TANK, Pakistan, Mar 9 (Reuters) Gunmen on a motorcycle shot dead a Shi'ite Muslim activist in northwestern Pakistan today, a day after a member of a Sunni Muslim militant group was killed in a similar attack, police said.

Pakistan's minority Shi'ite community is observing a major religious commemoration today and tomorrow, and police in the south of the country said they had arrested a wanted Sunni militant planning an attack on a Shi'ite procession.

Pakistan has been bedevilled by sectarian violence for years. Thousands have been killed in tit-for-tat attacks by Sunni and Shi'ite militants since the 1980s.

No one claimed responsibility for killing Anwar Abbas Shah as he sat in a shop in the town of Dera Ismail Khan, 270 km (168 miles) southwest of Islamabad. Shah ran a community centre and police said they suspected it was a sectarian attack.

''He died on the spot while a man working for him was wounded,'' said senior police officer Aslam Khattak.

''It appears to be a sectarian attack but we're investigating.'' Yesterday, gunmen killed a member of a banned Sunni militant group in the town.

In a separate incident, suspected Pakistani Taliban militants shot dead an Afghan refugee in the North Waziristan tribal region after accusing him of spying for the United States, residents said. His body was found dumped today.

Militants in Waziristan have killed dozens of people suspected of supporting the Pakistani government or spying for the United States, which has about 27,000 troops in Afghanistan.

Shi'ite Muslims commemorate Chelum, or Arbain, today and tomorrow, a ceremony marking the end of a 40-day period of mourning for the Prophet Mohammad's grandson who died in AD 680.

Police in Pakistan's southern province of Sindh said they had arrested Sunni militant suspect Jaleel Ababaki, who they said had been planning an attack on a Chelum procession in the town of Sukkur tomorrow.

Sukkur police officer Mazhar Nawaz said Ababaki belonged to the Lashkar-e-Jhangvi militant group and was wanted for involvement in a 2004 attack on Shi'ites in the southwestern city of Quetta in which 44 people were killed.
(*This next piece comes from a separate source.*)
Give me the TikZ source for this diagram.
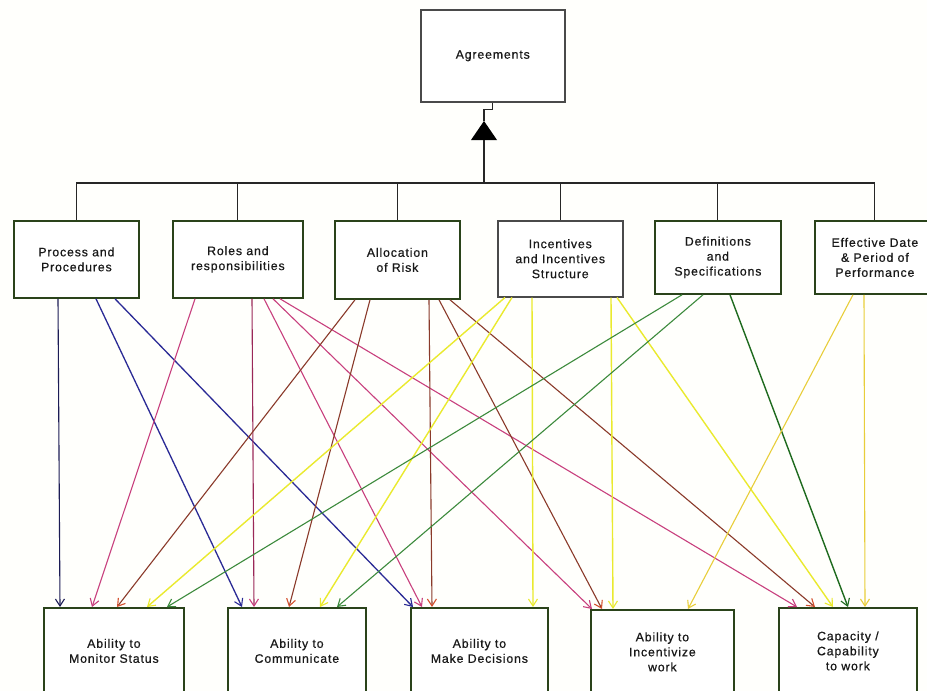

Nawaz said Ababaki had been found with bomb-making material. Several other Lashkar-e-Jhangvi members have been arrested in recent weeks on suspicion of planning attacks on Shi'ites.

Shi'ites make up about 15 per cent of the Sunni-majority country's population.

Separately, police in the northwestern town of Tank arrested two men with explosives today after a tip-off from a suspected suicide bomber arrested in the town yesterday.